Working with him to somehow save the paper after Paris sunk the Titanic on
top of it. The icebergs were melting due to the global warming Paris initiated
with her personal hotplate, and ohh, the place was going down. But he saw how
Rory turned to him in her moment of need, asking without words, without
gestures, but in the language that lovers somehow find together and make up on
their own. The sweat on her brow as he made last minute phone calls, the way she
swept hair behind her ear in her haste to get her fingers on the computer
keyboard. Setting the layout, perfecting it, re-doing it. Giving him the credit.
Taking back what he would give her just because he gave it to her.
He saw...
The bag he bought her, glowing pink as the blush in her cheeks. Fresh with
the new car smell.
His favorite tie. The one she kept choosing, the one he'd never wear. He
still can't figure out why.
Her baby face, filled with admiration and respect, for him. Imagine that. Ace
has respect. For him.
Curls, in her hair. Oh, how her hair curled... when she said, "I love you."
"You don't have to say anything at all," she said. And he didn't. He didn't
want to.
He didn't want to.
It's been a week, shut up in this expensive hotel. He hates it. Hates the
summer showers, the radiant sunlight, the feel of The Beatles everywhere. London
is missing something. There's a name on his tongue that dies repeatedly as he
sulks, all alone. There is no Colin here, no Finn. No getting together with the
guys. No trash talking, no getting trashed. No trash in general, it seems. He is
so. sick. of this.
There's a whole wall of glass, looking out on the city. It looks nothing like
Hartford. Then again, nothing does. His plush velvet chair faces away from the
wall of windows, and he bangs his head back, against the glass. He thinks of
waking up in the hospital, and having trouble breathing. Having trouble
breathing, like he is now.
All shut up, in this life, alone and miserable. Hurting for no good reason,
ashamed. Without family, but what's new? Burdened by expectations, oh whine,
whine. He's tired. He's lonely, and he's tired. He wants the hospital back. He
wants to open his eyes again, after that lone black oblivion. He wants to open
his eyes and see what he never thinks about enough...
Her.
He wants to see her walk in, angsty and concerned, her hair hastily
blow-dried, her shirt tag sticking out. He wants to close his eyes and know
safety by the feel of her warm lips on his brow.
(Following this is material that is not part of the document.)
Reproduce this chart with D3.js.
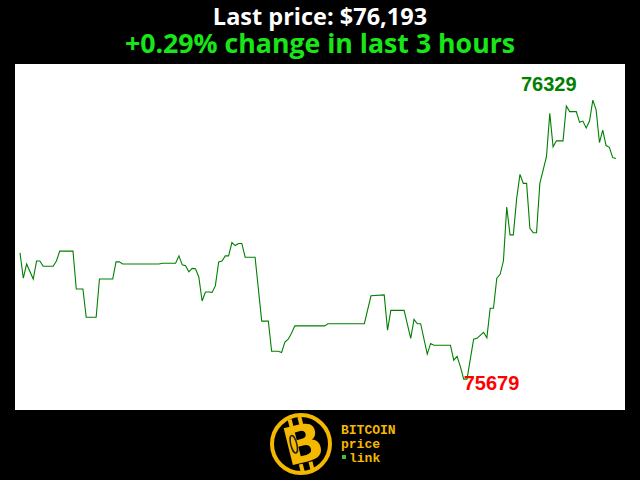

He bangs his head against the glass again, hard. Hopes for a concussion.
Sees the elevator doors closing, and the tears streaming down her face. Her
cheeks wet, her hair mussed. She wanted to come with him. She wanted to come. He
doesn't think about her often enough...
Bang against the glass again. Lightning zig-zags in the distance, marring the
charcoal, starless sky. He is a light bulb, clinking, turning on, his body
aroused, his eyes open. Tear ducts ready. Pupils zeroed on the door.
He doesn't need another concussion. He doesn't need another blackout. He
doesn't need to say hi to William and Harry for her. He doesn't need any of this
shit. He doesn't need to be anyone he's ever expected to be. There's no reason
for it. There's just no sense.
He's had enough. And he's decided. He knows what he wants now. He's been
thoughtless and without emotion, driving without the steering wheel.
Accelerating without a license. Killing himself.
He grabs his coat and in five seconds flat, he's out the door. He suddenly
knows what he wants. It's not London. It's not a sure bet. It's not the future.
It's her. He's headed home, finally, to her.